A nova estrutura, que inicialmente estava prevista para ser decidida até o fim de abril, ainda não foi comunicada por Brasília. O atraso é visto como bom sinal pelos atores ligados ao porto, pois poderia indicar algum tipo de recuo na decisão.
Na terça-feira (7) (após falar ao Jornal do Comércio) Miranda foi exonerado de sua função, medida recebida em Rio Grande como retaliação por ter tornado públicos, por meio da nota técnica, os planos da Receita. Procurada, a Receita Federal não quis se pronunciar, alegando agenda cheia.
Disputa comercial entre portos é motivo de preocupação.

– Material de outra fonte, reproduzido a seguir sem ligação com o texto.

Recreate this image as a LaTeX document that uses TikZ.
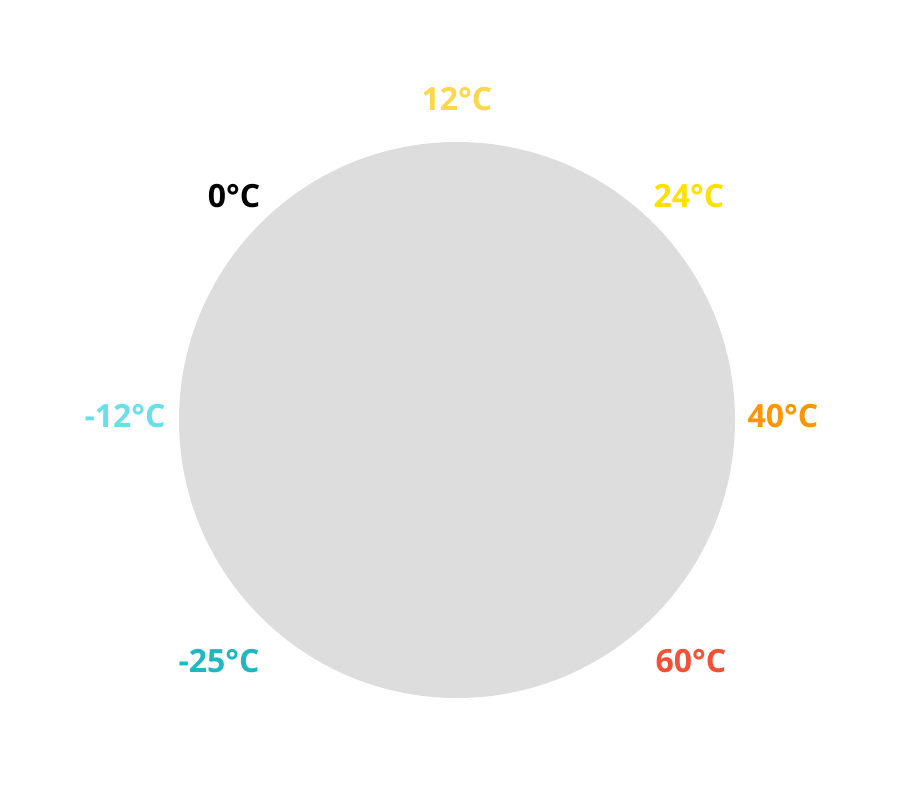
\documentclass[tikz,border=0pt]{standalone}
\usepackage{fontspec}
\setmainfont{Open Sans}
\usepackage{tikz}
\definecolor{dialgrey}{HTML}{DDDDDD}
\definecolor{tcold}{HTML}{1FB8C0}
\definecolor{tcool}{HTML}{68E0E8}
\definecolor{tmild}{HTML}{F9D849}
\definecolor{twarm}{HTML}{FFE000}
\definecolor{thot}{HTML}{FF9500}
\definecolor{tvhot}{HTML}{F55036}
\newcommand{\degc}{°C}

\begin{document}
\begin{tikzpicture}[x=1pt,y=-1pt,
  lbl/.style={inner sep=0pt,anchor=center,font=\fontsize{32}{38}\selectfont\bfseries}]
\useasboundingbox (0,0) rectangle (911,795);
\fill[dialgrey] (457,420) circle[radius=278];
\node[lbl,tmild] (t12) at (457,99) {12\degc};
\node[lbl,twarm] (t24) at (689,196) {24\degc};
\node[lbl,thot] (t40) at (783,416) {40\degc};
\node[lbl,tvhot] (t60) at (691,661) {60\degc};
\node[lbl,tcold] (tm25) at (219,661) {-25\degc};
\node[lbl,tcool] (tm12) at (125,416) {-12\degc};
\node[lbl,black] (t0) at (234,196) {0\degc};
\end{tikzpicture}
\end{document}
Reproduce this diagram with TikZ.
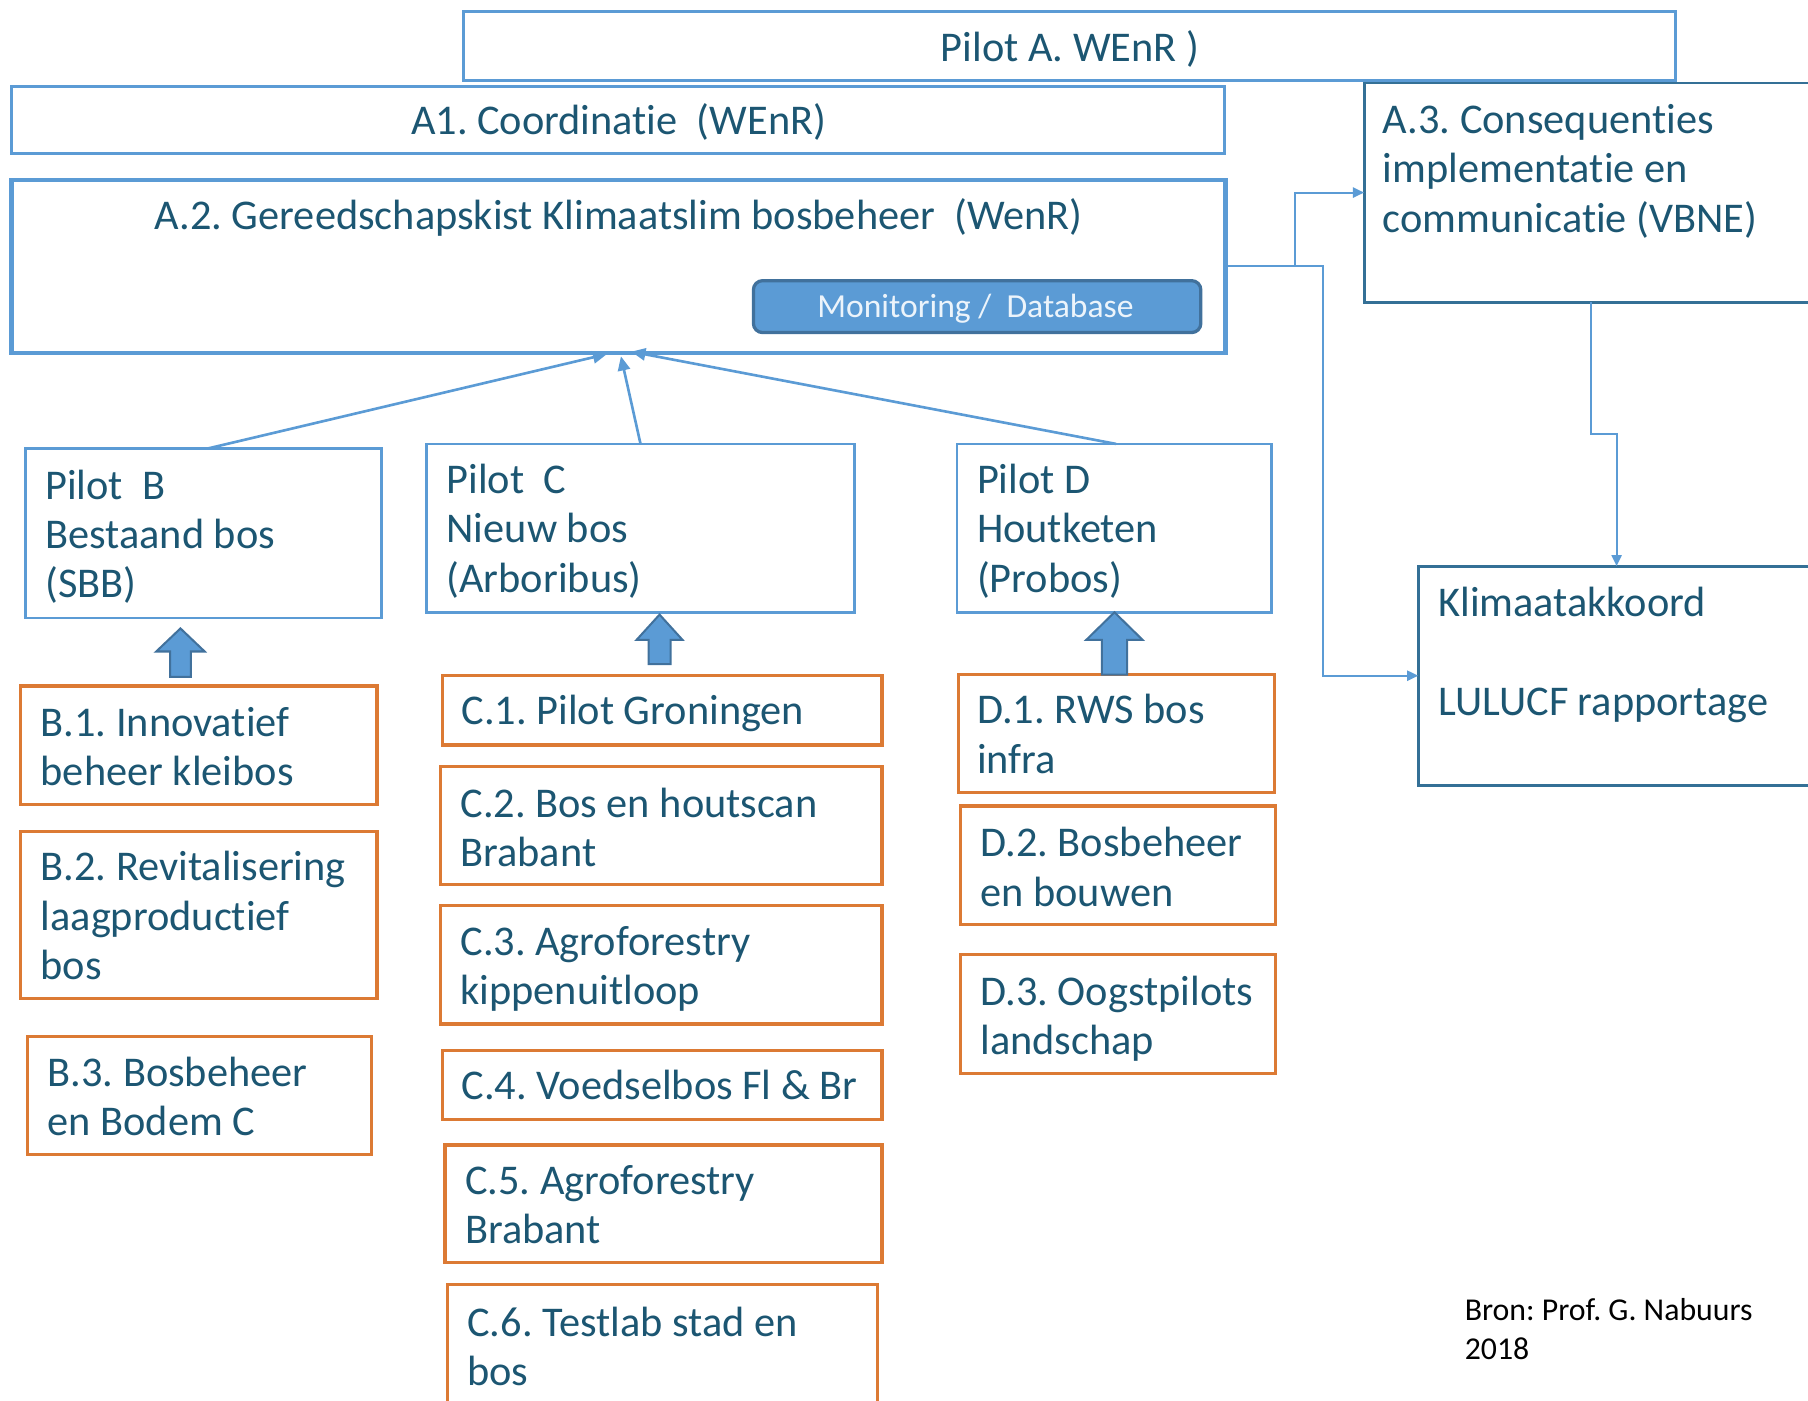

Entre os agentes ligados ao porto do Rio Grande, uma das preocupações é o ganho de capital político para Itajaí, cidade que abriga um dos cinco portos catarinenses, grupo que compete diretamente com o porto gaúcho pelo escoamento marítimo de cargas. A presença da instância decisória da Receita Federal no estado vizinho, alegam, poderia ser usado como mais um diferencial competitivo pelos catarinenses.
“O Rio Grande do Sul teria muitas dificuldades. Qualquer discussão seria em Itajaí. Por mais sérios que sejam os problemas, entraríamos no fim da fila”, argumenta o presidente do Sindicato dos Terminais Marítimos do Rio Grande (Sintermar) e diretor-presidente do Tecon Rio Grande, Paulo Bertinetti.
“Para nós, se confirmado esse cenário, é muito ruim”, acrescenta o diretor-presidente do Sindicato dos Despachantes Aduaneiros do Estado (Sdaergs), José Luis Kralik. Embora haja legislação para todo tipo de processo, existe uma boa parte das operações cotidianas que é bastante interpretativa, segundo Kralik, o que exige discussão para esclarecimento sobre detalhes das importações e exportações. “Para tudo o que foge da formalidade, perderíamos essa autonomia não tendo a alfândega em Rio Grande”, continua o dirigente, lembrando que, enquanto não houver comunicação oficial das mudanças, tudo segue sendo encarado apenas como hipótese.
“Qualquer negociação que tenha entre Rio Grande do Sul e Santa Catarina, eles passam a ter vantagem porque as decisões estarão lá”, projeta Kralik, que vê situação semelhante com o possível fim da alfândega no aeroporto Salgado Filho.
Prefeito do município, Alexandre Lindenmeyer (PT) salienta que a decisão não é política, mas técnica, e, nesse sentido, “parece um grave erro”. “Nossa expectativa é de que com toda a mobilização já feita, com prefeitura, empresários e ação do governo do Estado, possamos sensibilizar a Receita no sentido de que a decisão não seja implementada”, projeta.
Superintendente dos portos no Rio Grande do Sul, Fernando Estima conta que já foram feitas reivindicações junto à Secretaria Nacional de Portos (SNP) para a revisão da medida, tanto pelo governo gaúcho quanto pelo porto de Paranaguá (PR), que também não concordaria com as mudanças.
Audiências em Brasília também já foram solicitados por meio de deputados gaúchos. “Não é possível que o Rio Grande do Sul não mereça a atenção”, reclama, salientando ver como “perda” para o Estado o fim da alfândega. Estima, entretanto, ressalta que mesmo se colocada em prática, a reestruturação nos moldes propostos não deve trazer perda de faturamento ao porto.